The driver model (the sophisticated piece Zephyr's C otherwise gives you)

gust's driver model is trivial (a ~4-item sync native shim). The M7 needs the real thing — DMA, async completion, multiple isolated buses, redundancy. We think the clean substrate is:

  • Seam anchored on embedded-hal-async (the standard async embedded-HAL traits).
  • Native host substrate = Embassy-class async HAL (bus transport + DMA + IRQ-completion) — "drivers as host components, driven down."
  • Executor = kiln-async (which is already Embassy-inspired — its design cites embassy-executor's task-arena/waker-as-index).
  • Verifiable logic stays wasm — relay's Kani-proven protocol decode + the redundancy voting sit above the async traits.

So: verify what's verifiable (decode/voting in wasm), reuse battle-tested for the timing/DMA you can't easily prove (async HAL).

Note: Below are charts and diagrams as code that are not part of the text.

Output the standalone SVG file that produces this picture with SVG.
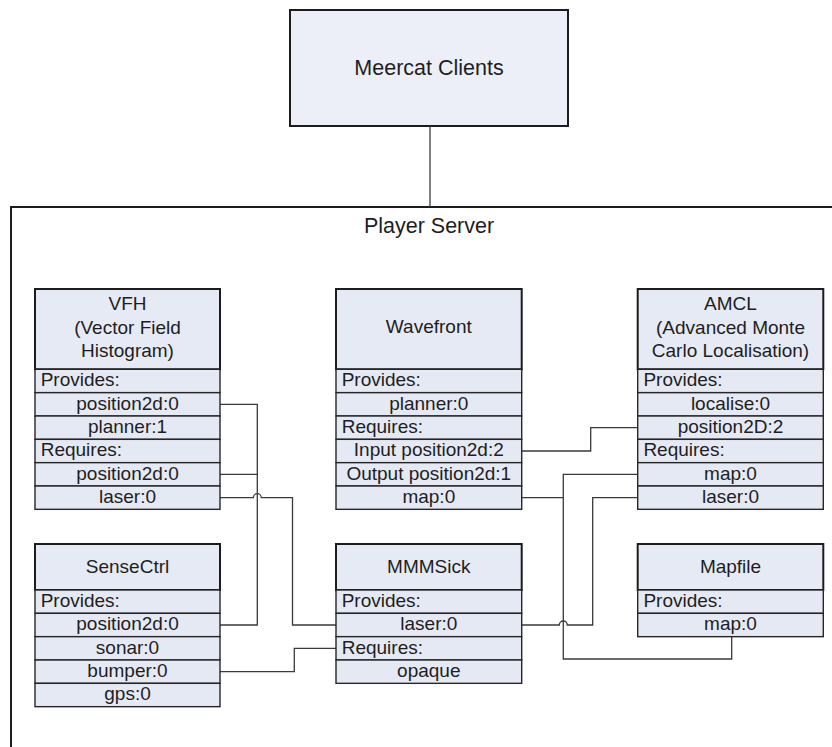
<svg xmlns="http://www.w3.org/2000/svg" width="832" height="747" viewBox="0 0 832 747">
<style>
.hd{fill:#e6eaf5;stroke:#1c1c1c;stroke-width:2}
.rw{fill:#e5e9f4;stroke:#262626;stroke-width:1.4}
.t{font-family:"Liberation Sans",Arial,sans-serif;font-size:19px;fill:#1e1e1e;text-anchor:middle}
.tl{font-family:"Liberation Sans",Arial,sans-serif;font-size:19px;fill:#1e1e1e}
.big{font-family:"Liberation Sans",Arial,sans-serif;font-size:21.5px;fill:#1e1e1e;text-anchor:middle}
.cn{fill:none;stroke:#3a3a3a;stroke-width:1.3}
</style>
<rect width="832" height="747" fill="#ffffff"/>

<g id="meercat">
<rect x="290" y="10" width="278" height="116" fill="#eceff8" stroke="#1c1c1c" stroke-width="2"/>
<text class="big" x="429" y="75">Meercat Clients</text>
</g>

<g id="player-server">
<rect x="11" y="207" width="900" height="600" fill="none" stroke="#1c1c1c" stroke-width="2"/>
<text class="big" x="429" y="233">Player Server</text>
</g>

<g id="connectors">
<path class="cn" d="M430,126 V207"/>
<path class="cn" d="M220,404.3 H257.3 V625 H220"/>
<path class="cn" d="M220,474.3 H257.3"/>
<path class="cn" d="M220,497.7 H253.3 a4,4 0 0 1 8,0 H292.5 V625 H336"/>
<path class="cn" d="M220,671.7 H294.3 V648.3 H336"/>
<path class="cn" d="M521.7,451 H590.7 V427.7 H637.7"/>
<path class="cn" d="M521.7,497.7 H563.3"/>
<path class="cn" d="M731.7,636.7 V659 H563.3 V474.3 H637.7"/>
<path class="cn" d="M637.7,497.7 H592.7 V625 H567.3 a4,4 0 0 0 -8,0 H521.7"/>
</g>

<g id="vfh">
<rect class="hd" x="35" y="289" width="185" height="80.3"/>
<text class="t" x="127.5" y="310">VFH</text>
<text class="t" x="127.5" y="333.5">(Vector Field</text>
<text class="t" x="127.5" y="357">Histogram)</text>
<rect class="rw" x="35" y="369.3" width="185" height="23.33"/>
<rect class="rw" x="35" y="392.67" width="185" height="23.33"/>
<rect class="rw" x="35" y="416" width="185" height="23.33"/>
<rect class="rw" x="35" y="439.33" width="185" height="23.33"/>
<rect class="rw" x="35" y="462.67" width="185" height="23.33"/>
<rect class="rw" x="35" y="486" width="185" height="23.33"/>
<text class="tl" x="40.7" y="386.3">Provides:</text>
<text class="t" x="127.5" y="409.7">position2d:0</text>
<text class="t" x="127.5" y="433">planner:1</text>
<text class="tl" x="40.7" y="456.3">Requires:</text>
<text class="t" x="127.5" y="479.7">position2d:0</text>
<text class="t" x="127.5" y="503">laser:0</text>
</g>

<g id="wavefront">
<rect class="hd" x="336" y="289" width="185.7" height="80.3"/>
<text class="t" x="428.8" y="333">Wavefront</text>
<rect class="rw" x="336" y="369.3" width="185.7" height="23.33"/>
<rect class="rw" x="336" y="392.67" width="185.7" height="23.33"/>
<rect class="rw" x="336" y="416" width="185.7" height="23.33"/>
<rect class="rw" x="336" y="439.33" width="185.7" height="23.33"/>
<rect class="rw" x="336" y="462.67" width="185.7" height="23.33"/>
<rect class="rw" x="336" y="486" width="185.7" height="23.33"/>
<text class="tl" x="341.7" y="386.3">Provides:</text>
<text class="t" x="428.8" y="409.7">planner:0</text>
<text class="tl" x="341.7" y="433">Requires:</text>
<text class="t" x="428.8" y="456.3">Input position2d:2</text>
<text class="t" x="428.8" y="479.7">Output position2d:1</text>
<text class="t" x="428.8" y="503">map:0</text>
</g>

<g id="amcl">
<rect class="hd" x="637.7" y="289" width="185.6" height="80.3"/>
<text class="t" x="730.5" y="310">AMCL</text>
<text class="t" x="730.5" y="333.5">(Advanced Monte</text>
<text class="t" x="730.5" y="357">Carlo Localisation)</text>
<rect class="rw" x="637.7" y="369.3" width="185.6" height="23.33"/>
<rect class="rw" x="637.7" y="392.67" width="185.6" height="23.33"/>
<rect class="rw" x="637.7" y="416" width="185.6" height="23.33"/>
<rect class="rw" x="637.7" y="439.33" width="185.6" height="23.33"/>
<rect class="rw" x="637.7" y="462.67" width="185.6" height="23.33"/>
<rect class="rw" x="637.7" y="486" width="185.6" height="23.33"/>
<text class="tl" x="643.4" y="386.3">Provides:</text>
<text class="t" x="730.5" y="409.7">localise:0</text>
<text class="t" x="730.5" y="433">position2D:2</text>
<text class="tl" x="643.4" y="456.3">Requires:</text>
<text class="t" x="730.5" y="479.7">map:0</text>
<text class="t" x="730.5" y="503">laser:0</text>
</g>

<g id="sensectrl">
<rect class="hd" x="35" y="544" width="185" height="46"/>
<text class="t" x="127.5" y="572.7">SenseCtrl</text>
<rect class="rw" x="35" y="590" width="185" height="23.33"/>
<rect class="rw" x="35" y="613.33" width="185" height="23.33"/>
<rect class="rw" x="35" y="636.67" width="185" height="23.33"/>
<rect class="rw" x="35" y="660" width="185" height="23.33"/>
<rect class="rw" x="35" y="683.33" width="185" height="23.33"/>
<text class="tl" x="40.7" y="607">Provides:</text>
<text class="t" x="127.5" y="630.3">position2d:0</text>
<text class="t" x="127.5" y="653.7">sonar:0</text>
<text class="t" x="127.5" y="677">bumper:0</text>
<text class="t" x="127.5" y="700.3">gps:0</text>
</g>

<g id="mmmsick">
<rect class="hd" x="336" y="544" width="185.7" height="46"/>
<text class="t" x="428.8" y="572.7">MMMSick</text>
<rect class="rw" x="336" y="590" width="185.7" height="23.33"/>
<rect class="rw" x="336" y="613.33" width="185.7" height="23.33"/>
<rect class="rw" x="336" y="636.67" width="185.7" height="23.33"/>
<rect class="rw" x="336" y="660" width="185.7" height="23.33"/>
<text class="tl" x="341.7" y="607">Provides:</text>
<text class="t" x="428.8" y="630.3">laser:0</text>
<text class="tl" x="341.7" y="653.7">Requires:</text>
<text class="t" x="428.8" y="677">opaque</text>
</g>

<g id="mapfile">
<rect class="hd" x="637.7" y="544" width="185.6" height="46"/>
<text class="t" x="730.5" y="572.7">Mapfile</text>
<rect class="rw" x="637.7" y="590" width="185.6" height="23.33"/>
<rect class="rw" x="637.7" y="613.33" width="185.6" height="23.33"/>
<text class="tl" x="643.4" y="607">Provides:</text>
<text class="t" x="730.5" y="630.3">map:0</text>
</g>
</svg>
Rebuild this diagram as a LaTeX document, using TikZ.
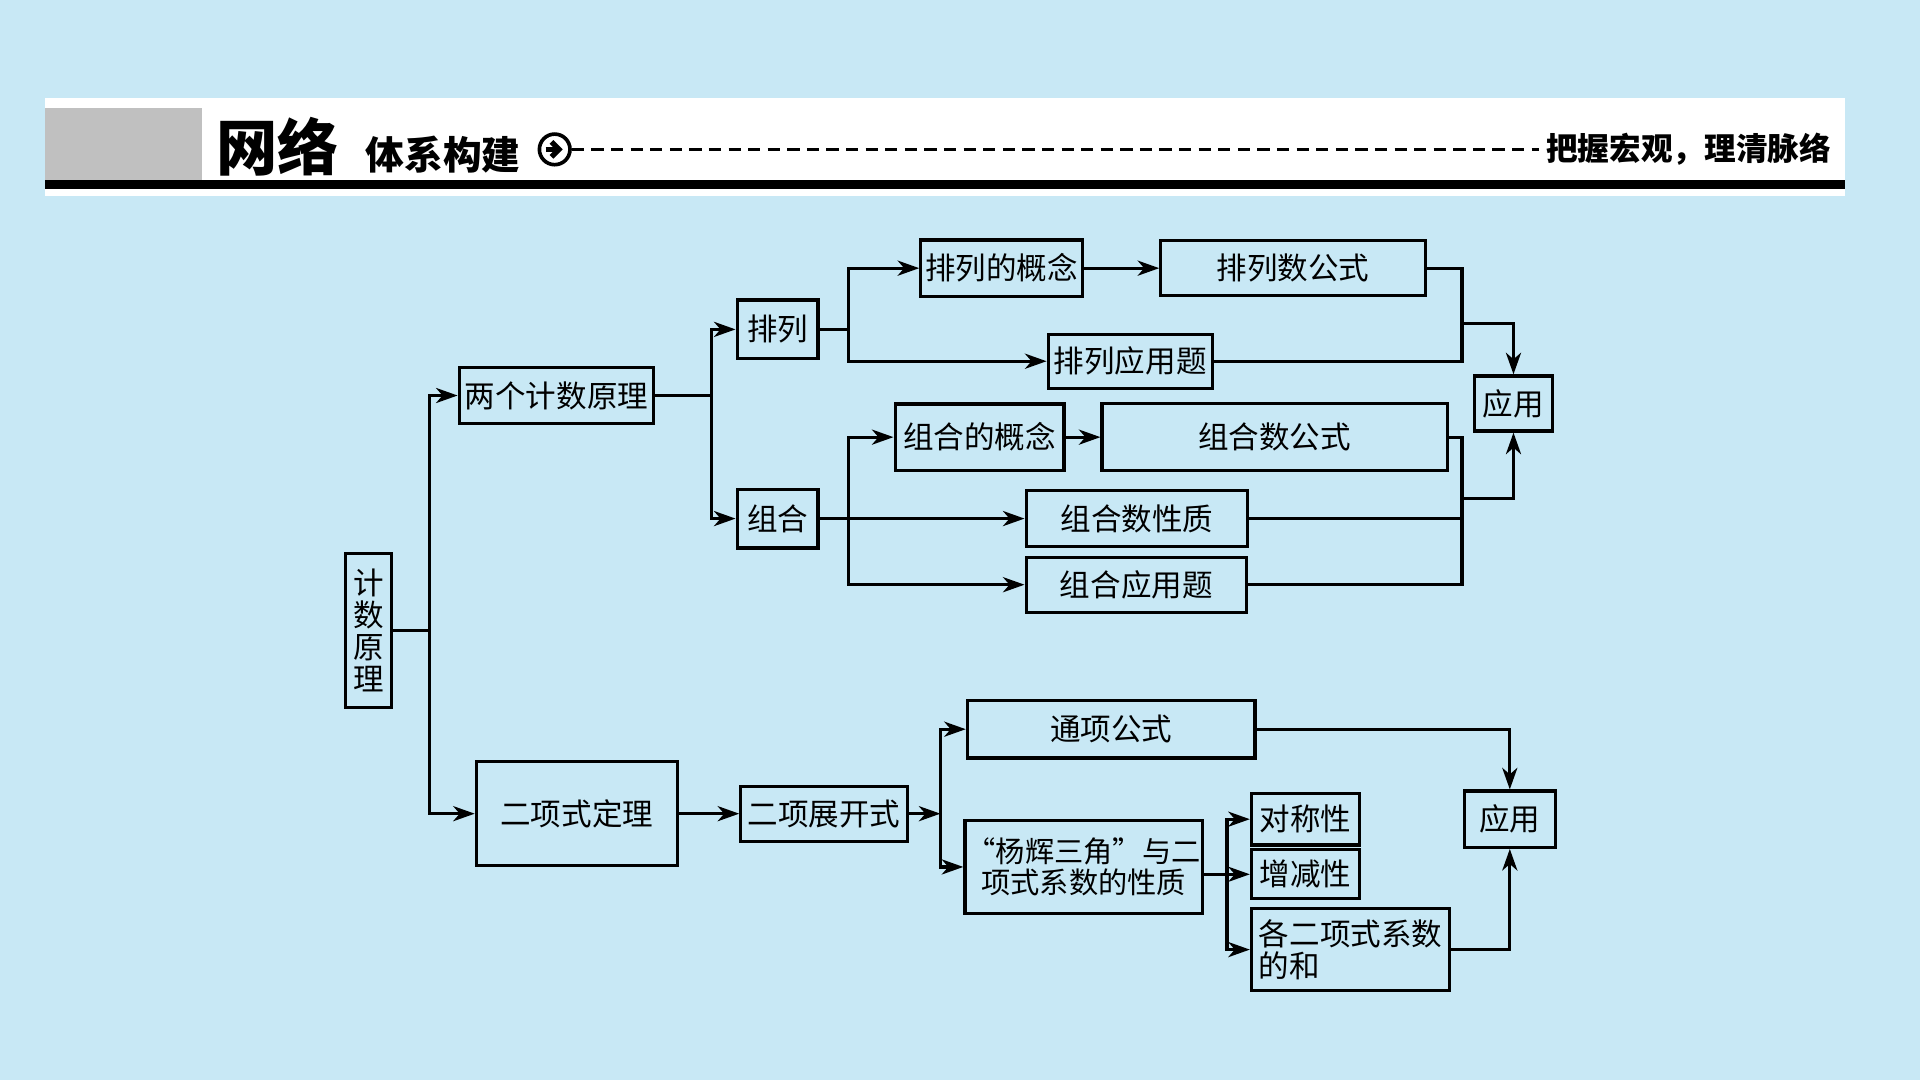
\documentclass[tikz,border=0pt]{standalone}
\usepackage{fontspec}
\newfontfamily\cjk{Noto Sans CJK SC}
\usetikzlibrary{arrows.meta}
\definecolor{bgblue}{RGB}{200,232,245}
\definecolor{bargray}{RGB}{192,192,192}

\begin{document}
\begin{tikzpicture}[x=0.02cm, y=-0.02cm,
  box/.style={draw, line width=1.5pt, inner sep=1pt, font=\cjk\fontsize{14.2pt}{14.8pt}\selectfont},
  link/.style={line width=1.5pt},
  >={Stealth[length=10pt,width=7pt,inset=3pt]}]
\fill[bgblue] (0,0) rectangle (1568,882);
\useasboundingbox (0,0) rectangle (1568,882);
% header
\fill[white] (37,80) rectangle (1507,160);
\fill[bargray] (37,88) rectangle (165,147);
\fill[black] (37,147) rectangle (1507,154);
\node (title) at (227,120) {\cjk\bfseries\fontsize{28.5pt}{30pt}\selectfont 网络};
\node (subtitle) at (362,126) {\cjk\bfseries\fontsize{18pt}{20pt}\selectfont 体系构建};
\node[circle, draw, line width=1.7pt, minimum size=0.5cm, inner sep=0pt] (icon) at (453,122) {};
\draw[line width=2.4pt, -{Straight Barb[length=3.5pt,width=7pt]}] ([xshift=-0.15cm]icon.center) -- ([xshift=0.13cm]icon.center);
\node (motto) at (1379,122) {\cjk\bfseries\fontsize{14.7pt}{16pt}\selectfont 把握宏观，理清脉络};
\draw[line width=1.1pt, dash pattern=on 0.2cm off 0.12cm] (icon.east) -- (motto.west);

% nodes
\node[box, minimum width=0.76cm, minimum height=2.52cm, align=center] (jishu) at (301,515) {计\\数\\原\\理};
\node[box, minimum width=3.18cm, minimum height=0.92cm] (liangge) at (454.5,323) {两个计数原理};
\node[box, minimum width=1.32cm, minimum height=0.96cm] (pailie) at (635,269) {排列};
\node[box, minimum width=1.32cm, minimum height=0.96cm] (zuhe) at (635,423.5) {组合};
\node[box, minimum width=2.64cm, minimum height=0.92cm] (plgn) at (818,219) {排列的概念};
\node[box, minimum width=4.32cm, minimum height=0.90cm] (plgs) at (1056,219) {排列数公式};
\node[box, minimum width=2.68cm, minimum height=0.88cm] (plyy) at (923,295) {排列应用题};
\node[box, minimum width=2.76cm, minimum height=1.08cm] (zhgn) at (800,357) {组合的概念};
\node[box, minimum width=5.64cm, minimum height=1.10cm] (zhgs) at (1041,357) {组合数公式};
\node[box, minimum width=3.62cm, minimum height=0.92cm] (zhxz) at (928.5,423.5) {组合数性质};
\node[box, minimum width=3.60cm, minimum height=0.90cm] (zhyy) at (928,477.5) {组合应用题};
\node[box, minimum width=1.28cm, minimum height=0.90cm] (yy1) at (1236,329.5) {应用};
\node[box, minimum width=3.28cm, minimum height=1.70cm] (ecdl) at (471,664.5) {二项式定理};
\node[box, minimum width=2.72cm, minimum height=0.90cm] (zkgs) at (673,664.5) {二项展开式};
\node[box, minimum width=4.70cm, minimum height=0.94cm] (txgs) at (907.5,595.5) {通项公式};
\node[box, minimum width=3.88cm, minimum height=1.52cm, inner xsep=0pt, align=center,
  font=\cjk\fontsize{13.6pt}{14.4pt}\selectfont] (yhsj) at (885,708) {“杨辉三角”与二\\项式系数的性质};
\node[box, minimum width=1.76cm, minimum height=0.84cm] (dcx) at (1066,669) {对称性};
\node[box, minimum width=1.76cm, minimum height=0.80cm] (zjx) at (1066,714) {增减性};
\node[box, minimum width=3.24cm, minimum height=1.34cm, align=left] (gexs) at (1103,775.5) {各二项式系数\\的和};
\node[box, minimum width=1.48cm, minimum height=0.92cm] (yy2) at (1233,669) {应用};

% junctions
\coordinate (j1) at (351,515);
\coordinate (j2) at (581,323);
\coordinate (j3) at (693,269);
\coordinate (j4) at (1194,264);
\coordinate (j5) at (693,423.5);
\coordinate (j6) at (1194,407);
\coordinate (j7) at (768,664.5);
\coordinate (j8) at (1002,714);

% connectors
\draw[link] (jishu.east) -- (j1);
\draw[link, ->] (j1) |- (liangge.west);
\draw[link, ->] (j1) |- (ecdl.west);
\draw[link] (liangge.east) -- (j2);
\draw[link, ->] (j2) |- (pailie.west);
\draw[link, ->] (j2) |- (zuhe.west);
\draw[link] (pailie.east) -- (j3);
\draw[link, ->] (j3) |- (plgn.west);
\draw[link, ->] (j3) |- (plyy.west);
\draw[link, ->] (plgn) -- (plgs);
\draw[link] (plgs.east) -| (j4);
\draw[link] (plyy.east) -| (j4);
\draw[link, ->] (j4) -| (yy1.north);
\draw[link, ->] (zuhe) -- (zhxz);
\draw[link, ->] (j5) |- (zhgn.west);
\draw[link, ->] (j5) |- (zhyy.west);
\draw[link, ->] (zhgn) -- (zhgs);
\draw[link] (zhgs.east) -| (j6);
\draw[link] (zhxz.east) -| (j6);
\draw[link] (zhyy.east) -| (j6);
\draw[link, ->] (j6) -| (yy1.south);
\draw[link, ->] (ecdl) -- (zkgs);
\draw[link, ->] (zkgs.east) -- (j7);
\draw[link, ->] (j7) |- (txgs.west);
\draw[link, ->] (j7) |- (yhsj.west);
\draw[link, ->] (txgs.east) -| (yy2.north);
\draw[link, ->] (yhsj.east |- zjx.west) -- (zjx.west);
\draw[link, ->] (j8) |- (dcx.west);
\draw[link, ->] (j8) |- (gexs.west);
\draw[link, ->] (gexs.east) -| (yy2.south);
\end{tikzpicture}
\end{document}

This is jess DD-012/DD-015 (the relay↔jess seam) made concrete for async+DMA, the full-fat version of the gust seam.

The enabler we just found

The MIMXRT1176 CMSIS-SVD (NXP official, BSD-3-Clause, cm7 + cm4) is the keystone for both sides: svd2rust → an RT1176 PAC → the Embassy-class HAL foundation; and Renode ApplySVD → a named-register model for the hermetic HIL. One artifact unblocks the real-silicon HAL and the emulation, for M7 and M4.

The ask — get the ball rolling

Would gale treat "build-your-own OS" as a first-class mode, not just a side-effect of the standalone (plain/) track? Concretely, what we'd love to discuss:

  1. A standalone runtime/construction crate — gale core + the minimal scaffold (boot/scheduler-init/device_init hooks) to compose an OS, no Zephyr.
  2. The driver-framework backbone — are device_init / work / poll the right hooks to host the embedded-hal-async + kiln-async driver model, or should that be a thin new layer?
  3. Positioning — does the "gale = composable OS components (drop-in or build-your-own), C-free" framing fit gale's roadmap? It changes the README story from "Zephyr primitives" to "OS components."

Cross-refs: gale#63 (host substrate epic), gale#65 (gust/gale-nano), and jess's DD-006 (maximal-wasm) / DD-011 (gust) / DD-017 (M7 = gale-maximal-wasm, no Zephyr in flight). No urgency — opening this to get the conversation started.